“No One Will Save You,” Brian Duffield’s newest addition to the sci-fi thriller genre, follows ostracized homebody, Brynn Adams (Kaitlyn Dever), as she battles extraterrestrial home invaders that threaten her life and force her to revisit her past. The movie became one of Hulu’s most streamed films last month, offering viewers a fresh take on the home invasion subgenre.
Last month, Duffield’s newest film received rave reviews from horror icon Stephen King, who called it “brilliant, daring, involving, scary” on X, formerly known as Twitter. Despite a messy final act, “No One Will Save You” lives up to King’s review. The film adds more substance to the home invasion genre, which has become increasingly saturated in the last few years — with movies like “Don’t Breathe 2,” “Knock on the Cabin” and “The Rental” failing to deliver engaging stories. In this regard, perhaps the greatest strength of “No One Will Save You” is its dedication to subverting audience expectations to provide something original. In “No One Will Save You,” the concept of an alien home invasion is just the starting point for a much more vibrant plot.
What starts as a by-the-book atmospheric horror flick — chock-full of creaky noises and menacing creatures lurking in the shadows — slowly evolves into a story about alienation, grief and overcoming emotional trauma. Duffield’s masterful visual storytelling and Dever’s flawless acting guarantee that many of these important themes resonate by the time the credits roll. Nonetheless, others are needlessly obscured by a rushed final act that spends more time introducing new plot threadsthan closing old ones.
For sci-fi horror fans looking for an easily digestible monster movie, the film’s focus on thought provoking messages might not sit well. But other viewers might appreciate that the film offers a sense of originality and emotional weight that horror movies typically lack. Regardless of which group you fall into, Duffield’s film offers an enjoyable ride that knows how to effectively dial up the scares when it needs to — especially in the first two acts.

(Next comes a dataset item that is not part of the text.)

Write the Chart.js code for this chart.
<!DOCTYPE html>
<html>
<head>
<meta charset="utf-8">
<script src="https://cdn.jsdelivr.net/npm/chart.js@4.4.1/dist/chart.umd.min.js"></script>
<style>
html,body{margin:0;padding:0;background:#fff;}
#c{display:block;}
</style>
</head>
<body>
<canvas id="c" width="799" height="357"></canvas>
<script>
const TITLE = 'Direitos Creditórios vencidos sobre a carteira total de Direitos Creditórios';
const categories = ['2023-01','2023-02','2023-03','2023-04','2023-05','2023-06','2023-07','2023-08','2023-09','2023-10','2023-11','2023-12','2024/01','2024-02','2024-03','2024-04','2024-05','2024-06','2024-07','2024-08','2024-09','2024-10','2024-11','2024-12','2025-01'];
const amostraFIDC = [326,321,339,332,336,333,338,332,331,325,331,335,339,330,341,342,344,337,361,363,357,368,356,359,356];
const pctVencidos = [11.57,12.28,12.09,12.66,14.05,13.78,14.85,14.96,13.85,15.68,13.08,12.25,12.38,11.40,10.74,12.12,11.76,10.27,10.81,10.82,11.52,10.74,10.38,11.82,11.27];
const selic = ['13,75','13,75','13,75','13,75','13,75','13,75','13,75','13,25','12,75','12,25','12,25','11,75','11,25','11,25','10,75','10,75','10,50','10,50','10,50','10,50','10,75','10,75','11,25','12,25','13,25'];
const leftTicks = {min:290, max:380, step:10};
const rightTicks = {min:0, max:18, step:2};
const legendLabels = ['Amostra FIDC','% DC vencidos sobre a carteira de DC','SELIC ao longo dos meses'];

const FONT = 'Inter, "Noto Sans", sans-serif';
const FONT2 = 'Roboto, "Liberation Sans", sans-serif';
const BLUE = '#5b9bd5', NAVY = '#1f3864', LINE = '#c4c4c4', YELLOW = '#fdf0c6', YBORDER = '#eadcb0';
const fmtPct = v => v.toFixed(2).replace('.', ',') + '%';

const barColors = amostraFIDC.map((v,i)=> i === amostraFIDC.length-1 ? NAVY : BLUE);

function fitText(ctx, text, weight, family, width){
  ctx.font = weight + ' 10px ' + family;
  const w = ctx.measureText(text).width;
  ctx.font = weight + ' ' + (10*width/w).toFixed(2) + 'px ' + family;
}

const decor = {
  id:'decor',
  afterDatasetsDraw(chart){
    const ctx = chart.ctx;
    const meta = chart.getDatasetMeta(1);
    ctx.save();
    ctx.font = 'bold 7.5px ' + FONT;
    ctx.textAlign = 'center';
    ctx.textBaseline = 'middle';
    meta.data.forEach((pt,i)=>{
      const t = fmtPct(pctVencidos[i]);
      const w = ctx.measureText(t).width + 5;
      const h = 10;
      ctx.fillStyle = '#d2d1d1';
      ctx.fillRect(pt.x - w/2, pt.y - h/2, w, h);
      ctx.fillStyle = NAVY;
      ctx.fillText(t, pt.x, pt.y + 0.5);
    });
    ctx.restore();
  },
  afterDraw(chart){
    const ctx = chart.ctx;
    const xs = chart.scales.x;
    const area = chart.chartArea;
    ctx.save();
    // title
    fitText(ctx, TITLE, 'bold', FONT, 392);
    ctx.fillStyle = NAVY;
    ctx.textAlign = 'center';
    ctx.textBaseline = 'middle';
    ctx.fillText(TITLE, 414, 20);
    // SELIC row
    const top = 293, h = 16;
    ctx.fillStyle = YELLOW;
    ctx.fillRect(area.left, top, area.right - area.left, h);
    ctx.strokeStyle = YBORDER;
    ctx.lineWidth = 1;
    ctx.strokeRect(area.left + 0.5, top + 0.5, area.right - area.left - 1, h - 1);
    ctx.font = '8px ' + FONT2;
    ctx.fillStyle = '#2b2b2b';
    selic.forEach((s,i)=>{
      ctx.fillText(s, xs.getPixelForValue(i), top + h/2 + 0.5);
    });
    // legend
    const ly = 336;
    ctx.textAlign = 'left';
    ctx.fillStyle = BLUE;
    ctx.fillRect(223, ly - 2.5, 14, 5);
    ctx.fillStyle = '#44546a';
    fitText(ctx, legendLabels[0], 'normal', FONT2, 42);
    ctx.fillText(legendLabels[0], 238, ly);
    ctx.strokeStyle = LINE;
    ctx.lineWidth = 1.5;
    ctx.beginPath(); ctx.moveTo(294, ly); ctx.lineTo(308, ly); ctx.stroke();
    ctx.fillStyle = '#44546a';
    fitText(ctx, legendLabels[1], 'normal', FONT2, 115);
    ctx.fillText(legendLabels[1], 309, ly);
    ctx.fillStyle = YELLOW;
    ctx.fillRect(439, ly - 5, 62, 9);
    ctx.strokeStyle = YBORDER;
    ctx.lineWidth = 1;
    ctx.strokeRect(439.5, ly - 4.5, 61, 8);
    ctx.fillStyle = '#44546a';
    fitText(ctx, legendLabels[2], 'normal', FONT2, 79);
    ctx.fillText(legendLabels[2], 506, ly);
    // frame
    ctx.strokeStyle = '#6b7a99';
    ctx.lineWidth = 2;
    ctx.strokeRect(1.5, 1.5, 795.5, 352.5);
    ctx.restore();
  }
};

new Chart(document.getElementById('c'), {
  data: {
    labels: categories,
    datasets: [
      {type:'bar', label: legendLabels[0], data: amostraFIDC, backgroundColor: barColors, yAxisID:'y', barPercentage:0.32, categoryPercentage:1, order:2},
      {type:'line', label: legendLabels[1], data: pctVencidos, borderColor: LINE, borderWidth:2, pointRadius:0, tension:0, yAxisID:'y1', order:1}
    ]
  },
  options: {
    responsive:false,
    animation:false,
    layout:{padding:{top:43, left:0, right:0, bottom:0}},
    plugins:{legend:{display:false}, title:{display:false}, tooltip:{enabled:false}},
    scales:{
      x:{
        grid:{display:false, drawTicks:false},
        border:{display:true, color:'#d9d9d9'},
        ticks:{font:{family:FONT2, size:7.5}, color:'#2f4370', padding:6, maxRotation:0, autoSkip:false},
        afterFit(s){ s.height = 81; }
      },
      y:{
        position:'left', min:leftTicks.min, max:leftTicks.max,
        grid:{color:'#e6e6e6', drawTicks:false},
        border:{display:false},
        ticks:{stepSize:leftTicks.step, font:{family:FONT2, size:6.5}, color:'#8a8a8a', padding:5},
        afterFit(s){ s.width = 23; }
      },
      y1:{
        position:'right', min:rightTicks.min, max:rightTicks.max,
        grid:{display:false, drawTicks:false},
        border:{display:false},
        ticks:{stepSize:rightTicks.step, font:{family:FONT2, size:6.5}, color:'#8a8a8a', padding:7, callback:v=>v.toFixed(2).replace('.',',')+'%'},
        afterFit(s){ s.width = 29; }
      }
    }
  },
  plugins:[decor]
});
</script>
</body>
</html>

Because the film lacks any dialogue, Duffield relies on outstanding sound design, visuals and dynamic camera movement to provide audience members with a constant sense of danger. While the film doesn’t necessarily reinvent the wheel in this regard, it excels in executing every element with precision and skill.
Every floorboard creak, breath and alien chirp echoes throughout Brynn’s home. And as the camera moves around the space, these echoes change in their intensity, brilliantly suggesting the presence of danger, but often not fully showing it. The visuals of the film only add to this constant sense of dread, filling scenes with claustrophobic rooms, poorly lit spaces and windows that allow alien spotlights to just peek through the blinds.
Perhaps the greatest strength of the film is the performance of its lead actress. Following up on her excellent roles in “Booksmart” and “Unbelievable,” Dever gives a sensational performance that skillfully relies on facial expressions, eye movement and interaction with set pieces to convey her emotions and thoughts throughout the film’s runtime.
While the director’s dedication to having no dialogue easily runs the risk of seeming gimmicky or forced, Dever thrives with the opportunity, providing a masterclass in acting and visual storytelling. Without dialogue, Dever seals a sense of vulnerability, loneliness and fear into every frame, allowing the film’s sound design and themes to feel that much more palpable.
While “No One Will Save You” doesn’t completely stick the landing in its muddied final act, the film’s excellent lead performance, production design, themes and scares make it an intriguing watch this Halloween. Duffield’s newest film requires no saving after all.